Australian Police: Terror Suspect Wanted His Brother, Unwittingly, to Carry Bomb Onto Int’l Flight

By Patrick Goodenough | August 4, 2017 | 2:01 AM EDT

An Etihad Boeing 777-300 (Photo: M. Radzi Desa/Wikimedia Commons)

(CNSNews.com) – An “Islamic-inspired” terror plot foiled in Australia in recent days involved an effort to detonate a bomb – built with “military-grade explosive” supplied by an ISIS commander in Syria – on a commercial airliner, and a second plan, aimed at creating an “improvised chemical dispersion device” to use in an attack, police revealed on Friday.

They said one of two men who appeared in court Friday on terror charges allegedly intended his brother – who was unaware of the plot – to carry the improvised explosive device (IED) onto an Etihad flight from Sydney to the Middle East on Saturday, July 15.

“We will be alleging the person who was to carry the IED on the plane had no idea they were going to be carrying an IED,” Australian Federal Police deputy commissioner Michael Phelan told reporters in Sydney.

After the plan was aborted – police are reportedly investigating whether the accused man changed his mind while seeing his brother off at the Etihad check-in counter, or if the bag was found to be too heavy – the plotters worked on an alternative one, involving a device to disperse poisonous gas.

“We will allege that these individuals attempted to create an improved chemical device that was designed to release highly-toxic hydrogen sulphide,” Phelan said.

He stressed that while precursor chemicals and components as well as evidence of experimentation had been found during police searches in recent days, the accused were at the time of their arrest “a long way away from having a functional device.”

“The threat from terrorism is real,” Phelan said. “We have been saying for a long time that it is not only low-capability lone actors that we have to worry about; we also have to worry about sophisticated plots.”

“This is one of the most sophisticated plots that has ever been attempted on Australian soil,” he added.

Had it not been for the “great work” of intelligence and law enforcement agencies, Phelan said, “we could very well have had a catastrophic event in this country.”

Two Sydney men, Khaled Mahmoud Khayat, 49, and Mahmoud Khayat, 32, appeared in court Friday charged with two counts of acting in preparation for, or planning, a terrorist act.
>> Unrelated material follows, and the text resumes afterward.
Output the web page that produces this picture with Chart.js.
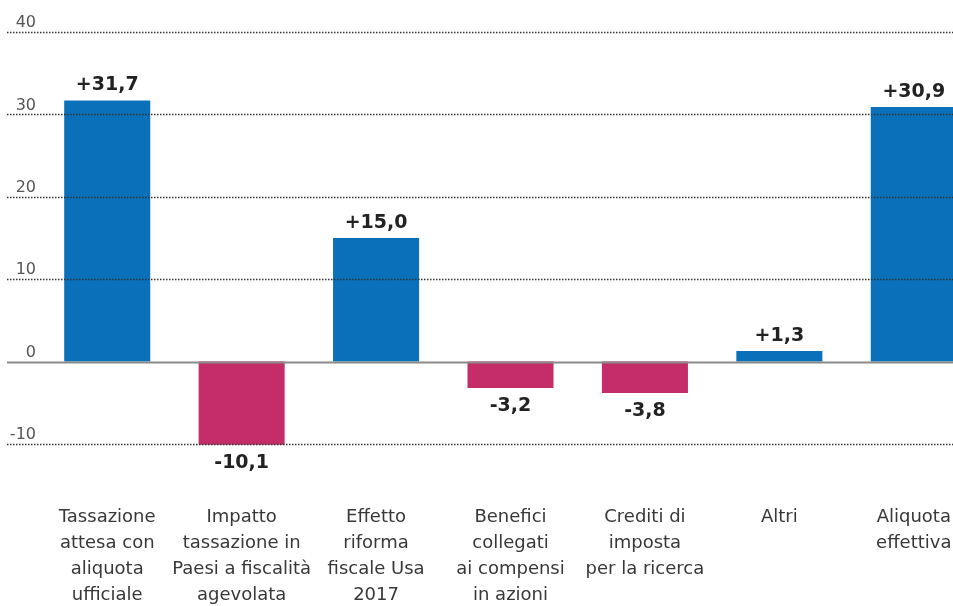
<!DOCTYPE html>
<html>
<head>
<meta charset="utf-8">
<script src="https://cdn.jsdelivr.net/npm/chart.js@4"></script>
<style>
  html, body { margin: 0; padding: 0; background: #fff; overflow: hidden; width: 953px; height: 606px; }
  #wrap { width: 953px; height: 606px; position: relative; overflow: hidden; }
  #inner { position: absolute; left: 0; top: 0; width: 990px; height: 606px; }
  canvas { display: block; }
</style>
</head>
<body>
<div id="wrap"><div id="inner"><canvas id="c" width="990" height="606"></canvas></div></div>
<script>
const categories = [
  ["Tassazione", "attesa con", "aliquota", "ufficiale"],
  ["Impatto", "tassazione in", "Paesi a fiscalità", "agevolata"],
  ["Effetto", "riforma", "fiscale Usa", "2017"],
  ["Benefici", "collegati", "ai compensi", "in azioni"],
  ["Crediti di", "imposta", "per la ricerca"],
  ["Altri"],
  ["Aliquota", "effettiva"]
];
const values = [31.7, -10.1, 15.0, -3.2, -3.8, 1.3, 30.9];
const yTicks = [-10, 0, 10, 20, 30, 40];

const BLUE = '#0a70ba';
const PINK = '#c42d67';

function fmt(v) {
  return (v > 0 ? '+' : '') + v.toFixed(1).replace('.', ',');
}

const overlay = {
  id: 'overlay',
  afterDatasetsDraw(chart) {
    const ctx = chart.ctx;
    const y = chart.scales.y;
    const W = chart.width;
    ctx.save();
    yTicks.forEach(v => {
      const py = Math.round(y.getPixelForValue(v)) + 0.5;
      ctx.beginPath();
      if (v === 0) {
        ctx.setLineDash([]);
        ctx.strokeStyle = '#8a8a8a';
        ctx.lineWidth = 2;
      } else {
        ctx.setLineDash([1.5, 1.5]);
        ctx.strokeStyle = '#333';
        ctx.lineWidth = 1.5;
      }
      ctx.moveTo(7, py);
      ctx.lineTo(W, py);
      ctx.stroke();
    });
    const meta = chart.getDatasetMeta(0);
    ctx.font = 'bold 19px "DejaVu Sans"';
    ctx.fillStyle = '#222';
    ctx.textAlign = 'center';
    meta.data.forEach((bar, i) => {
      const v = values[i];
      if (v >= 0) {
        ctx.textBaseline = 'alphabetic';
        ctx.fillText(fmt(v), bar.x, bar.y - 10);
      } else {
        ctx.textBaseline = 'top';
        ctx.fillText(fmt(v), bar.x, bar.y + 9);
      }
    });
    ctx.restore();
  }
};

new Chart(document.getElementById('c'), {
  type: 'bar',
  data: {
    labels: categories,
    datasets: [{
      data: values,
      backgroundColor: values.map(v => v >= 0 ? BLUE : PINK),
      borderWidth: 0,
      barPercentage: 0.64,
      categoryPercentage: 1,
      clip: false
    }]
  },
  options: {
    responsive: false,
    maintainAspectRatio: false,
    animation: false,
    devicePixelRatio: 1,
    layout: { padding: { left: 0, right: 9, top: 32, bottom: 0 } },
    plugins: { legend: { display: false }, tooltip: { enabled: false } },
    scales: {
      x: {
        offset: true,
        grid: { display: false, drawTicks: true, tickLength: 60 },
        border: { display: false },
        ticks: {
          padding: 0,
          maxRotation: 0,
          autoSkip: false,
          color: '#383838',
          font: { family: '"DejaVu Sans"', size: 18, lineHeight: 1.45 }
        },
        afterFit(scale) { scale.height = 162; scale.paddingLeft = 0; scale.paddingRight = 0; }
      },
      y: {
        min: -10,
        max: 40,
        afterBuildTicks(scale) { scale.ticks = yTicks.map(v => ({ value: v })); },
        grid: { display: false, drawTicks: false },
        border: { display: false },
        ticks: {
          crossAlign: 'near',
          padding: 4,
          labelOffset: -9,
          color: '#555',
          font: { family: '"DejaVu Sans"', size: 16 }
        },
        afterFit(scale) { scale.width = 40; }
      }
    }
  },
  plugins: [overlay]
});
</script>
</body>
</html>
They will reappear in November. A third man, who is related to them, remains in detention but has yet to be charged.

Police said the explosive used to build the bomb had been supplied by an ISIS terrorist in Syria, and sent to Australia via air cargo from Turkey.

Etihad flies directly from Sydney to Abu Dhabi and to Dubai on Saturdays, using Boeing 777-300s and Airbus A380-800s, two of the world’s largest passenger aircraft.
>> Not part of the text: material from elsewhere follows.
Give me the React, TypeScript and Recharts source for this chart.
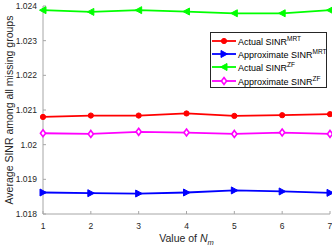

Phelan said police were confident they had secured all the components of the IED during the searches. “At no stage did the IED breach airline security.”

Airstrike kills

Meanwhile, the U.S.-led anti-ISIS military coalition announced Thursday that over recent weeks airstrikes in Syria have killed several ISIS leaders involved in planning terrorist attacks around the world.
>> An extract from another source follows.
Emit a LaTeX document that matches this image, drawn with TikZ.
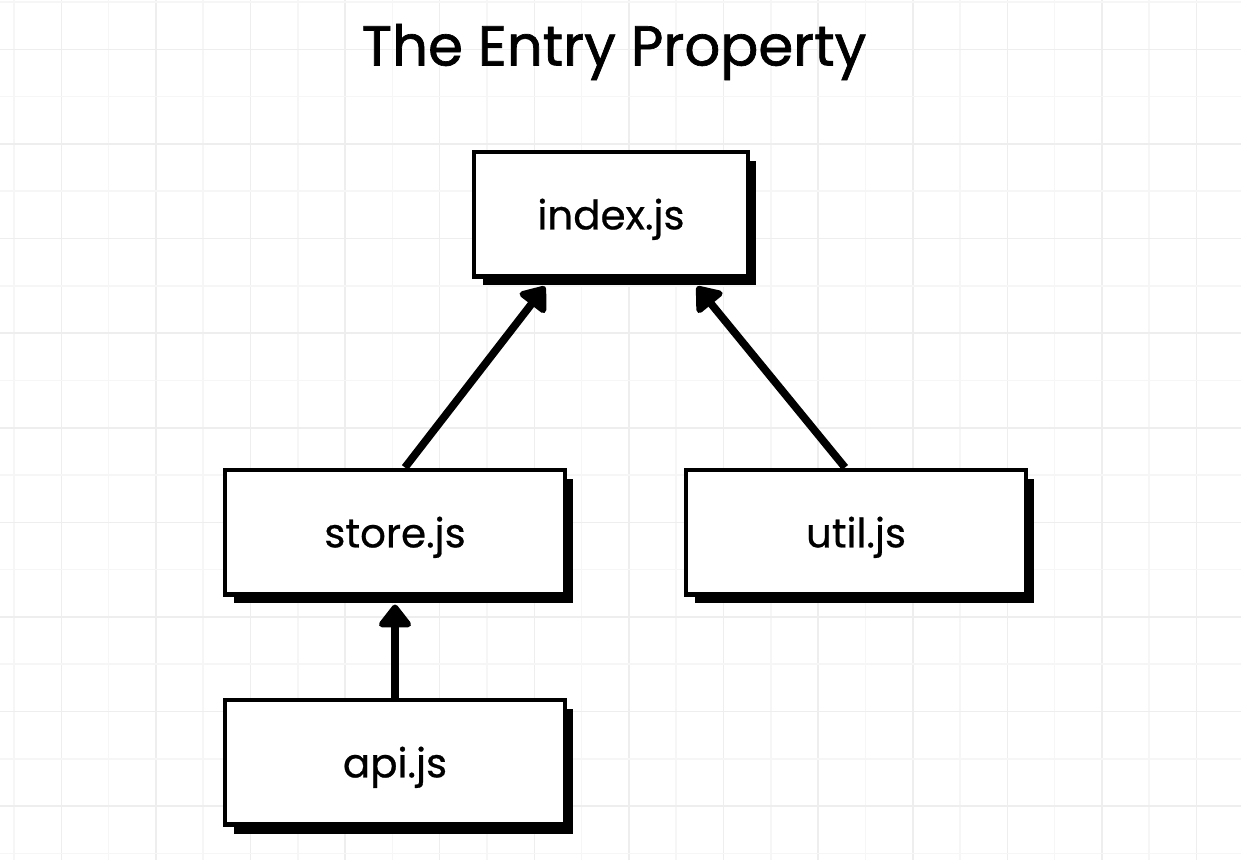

Among them were Abd al-Ghafur and his assistant, Abu Hammam, killed in airstrikes in Syria on July 24 and July 16 respectively.

“Abd Al-Ghafur and Abu Hammam were responsible for managing and directing external operations attacks and participated in attack plotting against the Middle East and Western targets,” Combined Joint Taskforce–Operation Inherent Resolve (CJTFOIR) said in a statement.

“Their removal deprives ISIS of well-connected members with links to trans-regional terror support networks.”

A July 13 airstrike killed ISIS bombmaker Abu Futtum, who CJTFOIR said was “part of ISIS' network that instructs and incites others to take the same destructive actions, encouraging lone wolf attacks across the globe using homemade explosives.”

A June 7 airstrike killed Lavdrim Muhaxheri, an ISIS terrorist from Albania who was responsible for planning numerous terrorist attacks, including a failed plot to bomb a soccer match between Albania and Israel last November.

An associate of Muhaxheri, named at Jetmir Ismaili, was killed in a late June airstrike.

“Ismaili had key connections with ISIS external terror attack planners in Europe and Syria, and personally planned and coordinated external ISIS terror attacks,” the coalition said.